**Exercise input:**
--- start ---

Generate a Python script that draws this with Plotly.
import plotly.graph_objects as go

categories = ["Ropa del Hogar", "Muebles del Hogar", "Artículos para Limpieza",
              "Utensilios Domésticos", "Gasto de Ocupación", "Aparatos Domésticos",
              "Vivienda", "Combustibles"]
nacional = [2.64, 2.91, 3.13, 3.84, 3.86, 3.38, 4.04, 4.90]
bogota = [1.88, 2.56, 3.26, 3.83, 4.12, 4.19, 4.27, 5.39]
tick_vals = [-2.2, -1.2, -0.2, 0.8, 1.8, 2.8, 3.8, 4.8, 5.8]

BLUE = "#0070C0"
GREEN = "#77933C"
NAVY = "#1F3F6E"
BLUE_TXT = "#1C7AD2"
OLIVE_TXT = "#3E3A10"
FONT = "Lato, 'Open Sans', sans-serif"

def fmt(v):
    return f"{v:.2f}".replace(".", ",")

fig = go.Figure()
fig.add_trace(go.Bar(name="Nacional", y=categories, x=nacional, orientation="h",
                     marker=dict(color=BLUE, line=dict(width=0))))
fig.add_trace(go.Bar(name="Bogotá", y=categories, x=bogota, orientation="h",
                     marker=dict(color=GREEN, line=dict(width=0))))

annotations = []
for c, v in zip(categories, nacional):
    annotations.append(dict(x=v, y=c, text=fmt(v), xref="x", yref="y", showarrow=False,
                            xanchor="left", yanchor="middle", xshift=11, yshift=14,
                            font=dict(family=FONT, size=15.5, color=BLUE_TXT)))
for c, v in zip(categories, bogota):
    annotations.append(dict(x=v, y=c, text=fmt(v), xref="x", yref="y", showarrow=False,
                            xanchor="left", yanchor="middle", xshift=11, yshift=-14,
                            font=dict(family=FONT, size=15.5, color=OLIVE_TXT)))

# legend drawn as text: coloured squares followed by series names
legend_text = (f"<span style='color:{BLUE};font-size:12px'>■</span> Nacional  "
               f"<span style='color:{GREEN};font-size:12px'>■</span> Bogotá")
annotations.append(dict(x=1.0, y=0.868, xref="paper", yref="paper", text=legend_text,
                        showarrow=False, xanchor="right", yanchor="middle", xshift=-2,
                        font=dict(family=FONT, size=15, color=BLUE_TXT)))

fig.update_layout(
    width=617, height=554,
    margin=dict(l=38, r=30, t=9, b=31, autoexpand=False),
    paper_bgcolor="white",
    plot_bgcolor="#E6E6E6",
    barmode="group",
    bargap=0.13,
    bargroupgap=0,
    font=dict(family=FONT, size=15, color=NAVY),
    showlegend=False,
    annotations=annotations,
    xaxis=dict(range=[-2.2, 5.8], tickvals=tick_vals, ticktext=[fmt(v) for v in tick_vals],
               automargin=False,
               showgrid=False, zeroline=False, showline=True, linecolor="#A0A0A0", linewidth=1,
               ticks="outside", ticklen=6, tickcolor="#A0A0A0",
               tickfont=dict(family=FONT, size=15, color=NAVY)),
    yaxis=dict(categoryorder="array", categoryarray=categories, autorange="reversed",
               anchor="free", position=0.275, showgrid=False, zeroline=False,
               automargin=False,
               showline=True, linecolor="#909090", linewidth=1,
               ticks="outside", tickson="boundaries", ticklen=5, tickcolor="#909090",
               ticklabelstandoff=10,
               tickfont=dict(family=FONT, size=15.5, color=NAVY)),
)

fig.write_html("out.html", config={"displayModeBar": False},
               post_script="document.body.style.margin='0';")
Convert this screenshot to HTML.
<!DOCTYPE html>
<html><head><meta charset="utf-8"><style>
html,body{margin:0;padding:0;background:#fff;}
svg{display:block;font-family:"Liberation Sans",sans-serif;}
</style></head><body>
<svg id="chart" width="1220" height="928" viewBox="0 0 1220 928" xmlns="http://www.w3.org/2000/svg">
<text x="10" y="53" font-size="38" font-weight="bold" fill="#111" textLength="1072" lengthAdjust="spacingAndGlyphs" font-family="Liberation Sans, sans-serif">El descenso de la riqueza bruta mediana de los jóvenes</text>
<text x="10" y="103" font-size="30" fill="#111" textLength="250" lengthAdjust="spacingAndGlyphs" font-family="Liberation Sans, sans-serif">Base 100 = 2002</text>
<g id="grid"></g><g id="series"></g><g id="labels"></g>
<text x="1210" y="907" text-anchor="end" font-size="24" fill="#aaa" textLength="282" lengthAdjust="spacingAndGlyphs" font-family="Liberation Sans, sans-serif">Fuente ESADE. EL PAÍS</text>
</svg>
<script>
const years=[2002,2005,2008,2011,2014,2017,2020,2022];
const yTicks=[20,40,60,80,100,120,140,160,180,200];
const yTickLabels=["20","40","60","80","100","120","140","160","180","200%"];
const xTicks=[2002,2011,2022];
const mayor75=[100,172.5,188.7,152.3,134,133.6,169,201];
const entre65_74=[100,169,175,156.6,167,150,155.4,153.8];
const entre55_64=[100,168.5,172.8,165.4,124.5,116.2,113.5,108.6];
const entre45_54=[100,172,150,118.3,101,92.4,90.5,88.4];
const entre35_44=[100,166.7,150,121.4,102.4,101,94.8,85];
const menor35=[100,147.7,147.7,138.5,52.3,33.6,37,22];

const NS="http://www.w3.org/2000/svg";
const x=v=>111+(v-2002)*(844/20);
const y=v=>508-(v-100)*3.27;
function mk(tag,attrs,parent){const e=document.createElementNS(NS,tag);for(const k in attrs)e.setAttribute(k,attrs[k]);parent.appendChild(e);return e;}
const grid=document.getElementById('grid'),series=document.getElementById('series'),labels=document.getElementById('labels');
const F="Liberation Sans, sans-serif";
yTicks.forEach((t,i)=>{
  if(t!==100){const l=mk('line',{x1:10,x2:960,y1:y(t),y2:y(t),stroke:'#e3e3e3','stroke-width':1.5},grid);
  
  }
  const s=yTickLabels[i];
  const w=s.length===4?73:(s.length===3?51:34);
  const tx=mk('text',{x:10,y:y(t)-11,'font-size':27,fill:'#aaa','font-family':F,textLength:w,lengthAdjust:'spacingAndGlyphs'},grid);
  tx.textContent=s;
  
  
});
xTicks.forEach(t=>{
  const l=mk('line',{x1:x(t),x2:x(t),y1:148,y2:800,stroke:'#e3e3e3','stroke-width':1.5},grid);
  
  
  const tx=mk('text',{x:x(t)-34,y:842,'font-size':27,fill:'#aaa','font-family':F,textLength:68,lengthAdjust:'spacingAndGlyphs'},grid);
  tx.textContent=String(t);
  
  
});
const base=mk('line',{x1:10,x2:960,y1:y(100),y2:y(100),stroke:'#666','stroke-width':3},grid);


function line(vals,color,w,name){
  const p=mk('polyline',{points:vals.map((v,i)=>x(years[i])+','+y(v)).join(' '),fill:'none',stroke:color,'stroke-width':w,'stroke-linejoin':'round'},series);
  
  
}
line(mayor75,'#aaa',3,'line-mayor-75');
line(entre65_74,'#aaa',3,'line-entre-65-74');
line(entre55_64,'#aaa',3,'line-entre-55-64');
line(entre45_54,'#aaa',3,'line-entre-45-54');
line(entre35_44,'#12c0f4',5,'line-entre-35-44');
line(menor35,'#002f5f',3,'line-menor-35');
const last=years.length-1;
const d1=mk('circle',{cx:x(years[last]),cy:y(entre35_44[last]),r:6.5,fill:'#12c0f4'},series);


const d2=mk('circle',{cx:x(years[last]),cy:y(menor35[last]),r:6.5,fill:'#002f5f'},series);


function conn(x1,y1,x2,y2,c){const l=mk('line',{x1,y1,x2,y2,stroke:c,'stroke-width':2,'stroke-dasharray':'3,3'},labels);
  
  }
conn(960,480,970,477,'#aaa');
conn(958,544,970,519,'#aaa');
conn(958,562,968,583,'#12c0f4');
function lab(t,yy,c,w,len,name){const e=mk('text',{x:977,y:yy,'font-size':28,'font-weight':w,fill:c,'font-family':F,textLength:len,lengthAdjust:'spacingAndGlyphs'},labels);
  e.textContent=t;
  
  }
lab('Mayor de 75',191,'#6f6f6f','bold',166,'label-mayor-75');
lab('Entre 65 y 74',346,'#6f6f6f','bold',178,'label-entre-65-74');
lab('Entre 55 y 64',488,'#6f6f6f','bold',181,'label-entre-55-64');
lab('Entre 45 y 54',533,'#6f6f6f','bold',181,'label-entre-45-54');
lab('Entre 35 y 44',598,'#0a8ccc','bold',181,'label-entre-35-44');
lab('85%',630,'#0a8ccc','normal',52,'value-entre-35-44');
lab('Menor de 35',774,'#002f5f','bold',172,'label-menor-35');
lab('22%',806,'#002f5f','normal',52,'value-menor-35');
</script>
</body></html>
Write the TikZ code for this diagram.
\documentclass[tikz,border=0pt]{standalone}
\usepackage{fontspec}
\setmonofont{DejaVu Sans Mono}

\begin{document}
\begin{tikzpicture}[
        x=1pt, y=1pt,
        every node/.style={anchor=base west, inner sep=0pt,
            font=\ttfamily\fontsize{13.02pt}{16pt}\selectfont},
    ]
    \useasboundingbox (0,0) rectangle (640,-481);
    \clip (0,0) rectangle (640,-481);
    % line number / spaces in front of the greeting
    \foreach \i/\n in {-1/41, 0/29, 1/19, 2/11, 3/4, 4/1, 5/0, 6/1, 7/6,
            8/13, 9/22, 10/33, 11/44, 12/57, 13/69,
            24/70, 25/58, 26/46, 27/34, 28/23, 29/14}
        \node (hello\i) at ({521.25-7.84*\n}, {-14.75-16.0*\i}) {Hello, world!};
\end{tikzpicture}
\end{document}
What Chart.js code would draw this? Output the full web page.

--- end ---

**Exercise directions:**
Take the lines from the start of the records through the line holding "import plotly.graph_objects as go", both included, and please print them exactly, with nothing else.

**Problem solution:**
Generate a Python script that draws this with Plotly.
import plotly.graph_objects as go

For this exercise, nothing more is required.